- Interactive map of Antioch/Oakley Regional Shoreline
- Location: Contra Costa County, California
- Nearest city: Antioch, California; Oakley, California
- Created: 1979
- Operator: East Bay Regional Park District

= Antioch/Oakley Regional Shoreline =

Antioch/Oakley Regional Shoreline is a regional park that is part of the East Bay Regional Parks system. It is located on the south shore of the San Joaquin River in Contra Costa County, California, between the cities of Antioch and Oakley. It is owned by the State of California and operated on a no-cost lease by the East Bay Regional Parks District. The park was begun in 1979, when the adjacent John Nejedly Bridge (a.k.a. Antioch Bridge) was constructed across the river. (Note: The bridge was named for John A. Nejedly, who represented Contra Costa County in the California State Senate,) The park was originally named Antioch Regional Shoreline, and was given its present name when Oakley incorporated as a city in 1999.

==Facilities==
The main attraction is fishing. The park features a fishing pier that was built atop the pilings of the original bridge. The pier extends 550 ft out into the river. It is open for fishing 24 hours a day, 7 days per week. Typical species that can be caught, depending on the season, are striped bass, channel catfish, Sacramento pike, sturgeon, steelhead and salmon. The park also provides a fish cleaning station.
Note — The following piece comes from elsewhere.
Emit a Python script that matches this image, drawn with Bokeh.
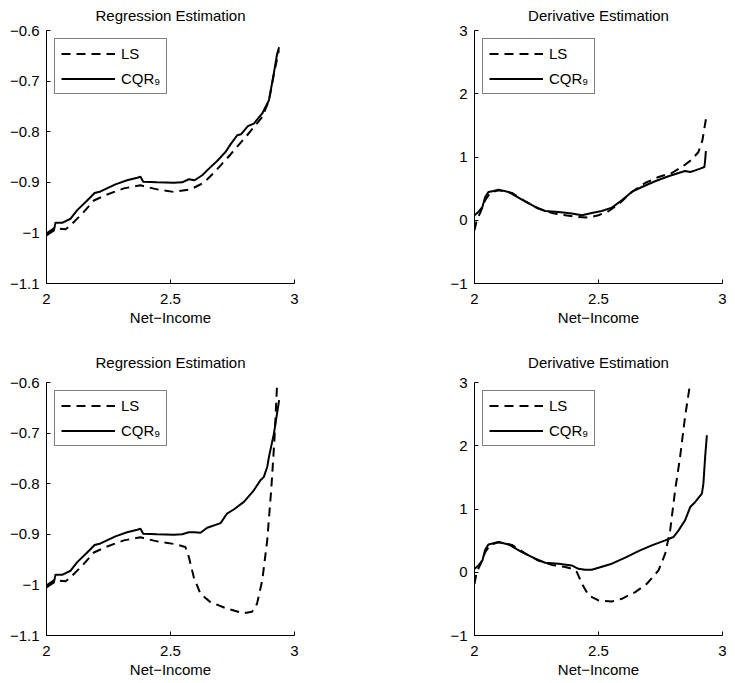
from bokeh.plotting import figure
from bokeh.models import Range1d, FixedTicker
from bokeh.layouts import column, row
from bokeh.embed import file_html
from bokeh.resources import INLINE

FONT = "Liberation Sans"
FS = "15px"

x_ticks = [2, 2.5, 3]
x_tick_labels = ["2", "2.5", "3"]
reg_ticks = [-1.1, -1.0, -0.9, -0.8, -0.7, -0.6]
reg_tick_labels = ["\u22121.1", "\u22121", "\u22120.9", "\u22120.8", "\u22120.7", "\u22120.6"]
der_ticks = [-1, 0, 1, 2, 3]
der_tick_labels = ["\u22121", "0", "1", "2", "3"]

titles = ["Regression Estimation", "Derivative Estimation"]
x_label = "Net\u2212Income"
series_names = ["LS", "CQR\u2089"]

# Top-left: regression estimation
reg1_cqr_x = [2.0, 2.03, 2.036, 2.063, 2.097, 2.124, 2.161, 2.194, 2.218, 2.278, 2.325, 2.366,
              2.379, 2.39, 2.446, 2.513, 2.547, 2.574, 2.597, 2.628, 2.655, 2.688, 2.722, 2.742,
              2.769, 2.785, 2.812, 2.836, 2.87, 2.897, 2.914, 2.93, 2.938]
reg1_cqr_y = [-1.005, -0.995, -0.98, -0.98, -0.972, -0.955, -0.9375, -0.921, -0.918, -0.904, -0.896, -0.891,
              -0.889, -0.899, -0.9, -0.901, -0.9, -0.894, -0.896, -0.886, -0.873, -0.858, -0.84, -0.825,
              -0.807, -0.805, -0.789, -0.784, -0.764, -0.738, -0.692, -0.646, -0.633]
reg1_ls_x = [2.0, 2.03, 2.077, 2.103, 2.144, 2.191, 2.245, 2.312, 2.379, 2.446, 2.513, 2.581,
             2.634, 2.681, 2.742, 2.809, 2.87, 2.897, 2.917, 2.937]
reg1_ls_y = [-1.001, -0.991, -0.993, -0.982, -0.962, -0.936, -0.924, -0.912, -0.906, -0.914, -0.919, -0.914,
             -0.901, -0.878, -0.845, -0.807, -0.771, -0.738, -0.686, -0.639]

# Top-right: derivative estimation
der1_cqr_x = [2.0, 2.016, 2.032, 2.043, 2.056, 2.077, 2.097, 2.137, 2.191, 2.245, 2.285, 2.339,
              2.392, 2.433, 2.473, 2.513, 2.554, 2.594, 2.634, 2.675, 2.728, 2.782, 2.823, 2.836,
              2.849, 2.87, 2.89, 2.91, 2.927, 2.93, 2.933]
der1_cqr_y = [0.079, 0.132, 0.21, 0.368, 0.447, 0.463, 0.484, 0.447, 0.326, 0.21, 0.147, 0.132,
              0.105, 0.079, 0.116, 0.147, 0.2, 0.316, 0.447, 0.526, 0.616, 0.695, 0.747, 0.763,
              0.779, 0.763, 0.789, 0.816, 0.842, 0.947, 1.095]
der1_ls_x = [2.0, 2.009, 2.023, 2.043, 2.063, 2.097, 2.151, 2.204, 2.258, 2.312, 2.366, 2.419,
             2.46, 2.5, 2.54, 2.581, 2.634, 2.688, 2.742, 2.796, 2.836, 2.876, 2.903, 2.919,
             2.93, 2.937]
der1_ls_y = [-0.158, 0.0, 0.116, 0.316, 0.432, 0.474, 0.432, 0.3, 0.184, 0.116, 0.079, 0.053,
             0.042, 0.079, 0.142, 0.253, 0.447, 0.589, 0.684, 0.747, 0.842, 0.958, 1.079, 1.263,
             1.526, 1.684]

# Bottom-left: regression estimation
reg2_cqr_x = [2.0, 2.03, 2.036, 2.063, 2.097, 2.124, 2.161, 2.194, 2.218, 2.278, 2.325, 2.366,
              2.379, 2.39, 2.446, 2.513, 2.547, 2.574, 2.597, 2.621, 2.648, 2.702, 2.728, 2.755,
              2.796, 2.836, 2.863, 2.876, 2.89, 2.897, 2.917, 2.938]
reg2_cqr_y = [-1.005, -0.995, -0.98, -0.98, -0.972, -0.955, -0.9375, -0.921, -0.918, -0.904, -0.896, -0.891,
              -0.889, -0.899, -0.9, -0.901, -0.9, -0.896, -0.896, -0.897, -0.887, -0.878, -0.859, -0.851,
              -0.836, -0.813, -0.793, -0.787, -0.767, -0.747, -0.701, -0.635]
reg2_ls_x = [2.0, 2.03, 2.077, 2.103, 2.144, 2.191, 2.245, 2.312, 2.379, 2.446, 2.513, 2.56,
             2.574, 2.594, 2.621, 2.661, 2.728, 2.796, 2.829, 2.849, 2.87, 2.89, 2.906, 2.919, 2.93]
reg2_ls_y = [-1.001, -0.991, -0.993, -0.982, -0.962, -0.936, -0.924, -0.912, -0.906, -0.914, -0.919, -0.925,
             -0.945, -0.985, -1.018, -1.034, -1.047, -1.056, -1.053, -1.037, -0.991, -0.912, -0.813, -0.714, -0.602]

# Bottom-right: derivative estimation
der2_cqr_x = [2.0, 2.016, 2.032, 2.043, 2.056, 2.097, 2.137, 2.191, 2.245, 2.285, 2.339, 2.392,
              2.419, 2.446, 2.473, 2.5, 2.554, 2.608, 2.661, 2.715, 2.769, 2.802, 2.823, 2.849,
              2.87, 2.89, 2.917, 2.923, 2.93, 2.937]
der2_cqr_y = [0.055, 0.108, 0.187, 0.356, 0.44, 0.478, 0.44, 0.319, 0.214, 0.15, 0.135, 0.108,
              0.055, 0.04, 0.04, 0.071, 0.135, 0.23, 0.335, 0.425, 0.504, 0.557, 0.662, 0.821,
              1.032, 1.111, 1.243, 1.401, 1.823, 2.166]
der2_ls_x = [2.0, 2.009, 2.023, 2.043, 2.063, 2.097, 2.151, 2.204, 2.258, 2.312, 2.366, 2.392,
             2.413, 2.433, 2.46, 2.5, 2.554, 2.594, 2.648, 2.695, 2.742, 2.769, 2.789, 2.809,
             2.829, 2.849, 2.87]
der2_ls_y = [-0.182, 0.003, 0.116, 0.316, 0.432, 0.474, 0.432, 0.3, 0.184, 0.116, 0.082, 0.055,
             0.003, -0.182, -0.367, -0.446, -0.462, -0.42, -0.314, -0.182, 0.029, 0.293, 0.662, 1.296,
             1.823, 2.456, 3.0]


def make_panel(title, yr, yticks, ylabels, ls_x, ls_y, cqr_x, cqr_y,
               width, height, mbl, mbr, mbt, mbb, title_standoff):
    p = figure(width=width, height=height, x_range=Range1d(2, 3), y_range=Range1d(*yr),
               output_backend="svg", toolbar_location=None,
               min_border_left=mbl, min_border_right=mbr, min_border_top=mbt, min_border_bottom=mbb,
               background_fill_color="white", border_fill_color="white")
    p.outline_line_color = None
    p.grid.visible = False
    p.title.text = title
    p.title.text_font = FONT
    p.title.text_font_size = FS
    p.title.text_font_style = "normal"
    p.title.align = "center"
    p.title.vertical_align = "top"
    p.title.standoff = title_standoff
    p.title.text_color = "black"

    for ax in (p.xaxis[0], p.yaxis[0]):
        ax.axis_line_color = "black"
        ax.axis_line_width = 1
        ax.major_tick_line_color = "black"
        ax.major_tick_in = 4
        ax.major_tick_out = 0
        ax.minor_tick_line_color = None
        ax.major_label_text_font = FONT
        ax.major_label_text_font_size = FS
        ax.major_label_text_color = "black"
        ax.axis_label_text_font = FONT
        ax.axis_label_text_font_size = FS
        ax.axis_label_text_font_style = "normal"
        ax.axis_label_text_color = "black"

    p.xaxis.ticker = FixedTicker(ticks=x_ticks)
    p.xaxis.major_label_overrides = {t: l for t, l in zip(x_ticks, x_tick_labels)}
    p.yaxis.ticker = FixedTicker(ticks=yticks)
    p.yaxis.major_label_overrides = {t: l for t, l in zip(yticks, ylabels)}
    p.xaxis.axis_label = x_label
    p.xaxis.major_label_standoff = 10
    p.xaxis.axis_label_standoff = 2
    p.yaxis.major_label_standoff = 7

    p.line(ls_x, ls_y, line_color="black", line_width=2, line_dash="9 6",
           legend_label=series_names[0])
    p.line(cqr_x, cqr_y, line_color="black", line_width=2,
           legend_label=series_names[1])

    lg = p.legend[0]
    lg.location = "top_left"
    lg.margin = 8
    lg.padding = 6
    lg.spacing = 8
    lg.label_height = 17
    lg.glyph_height = 17
    lg.glyph_width = 54
    lg.label_standoff = 6
    lg.label_text_font = FONT
    lg.label_text_font_size = FS
    lg.label_text_color = "black"
    lg.border_line_color = "black"
    lg.border_line_width = 1
    lg.background_fill_alpha = 1
    return p


p1 = make_panel(titles[0], (-1.1, -0.6), reg_ticks, reg_tick_labels,
                reg1_ls_x, reg1_ls_y, reg1_cqr_x, reg1_cqr_y,
                370, 340, 46, 76, 30, 57, 10)
p2 = make_panel(titles[1], (-1, 3), der_ticks, der_tick_labels,
                der1_ls_x, der1_ls_y, der1_cqr_x, der1_cqr_y,
                365, 340, 104, 13, 30, 57, 10)
p3 = make_panel(titles[0], (-1.1, -0.6), reg_ticks, reg_tick_labels,
                reg2_ls_x, reg2_ls_y, reg2_cqr_x, reg2_cqr_y,
                370, 343, 46, 76, 42, 48, 20)
p4 = make_panel(titles[1], (-1, 3), der_ticks, der_tick_labels,
                der2_ls_x, der2_ls_y, der2_cqr_x, der2_cqr_y,
                365, 343, 104, 13, 42, 48, 20)

layout = column(row(p1, p2), row(p3, p4))
open("out.html", "w").write(file_html(layout, INLINE))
Picnic tables are available, and cannot be reserved in advance. The picnic area is open from 5 a.m. until 10 p.m. There is no fee to use them. No camping facilities are available and overnight camping is not permitted.

Kite flying is a popular activity at this park.

==Access==
The park is at the north end of Bridgehead Road in Oakley. There is no fee for access. A California fishing license is required for anyone over the age of 16.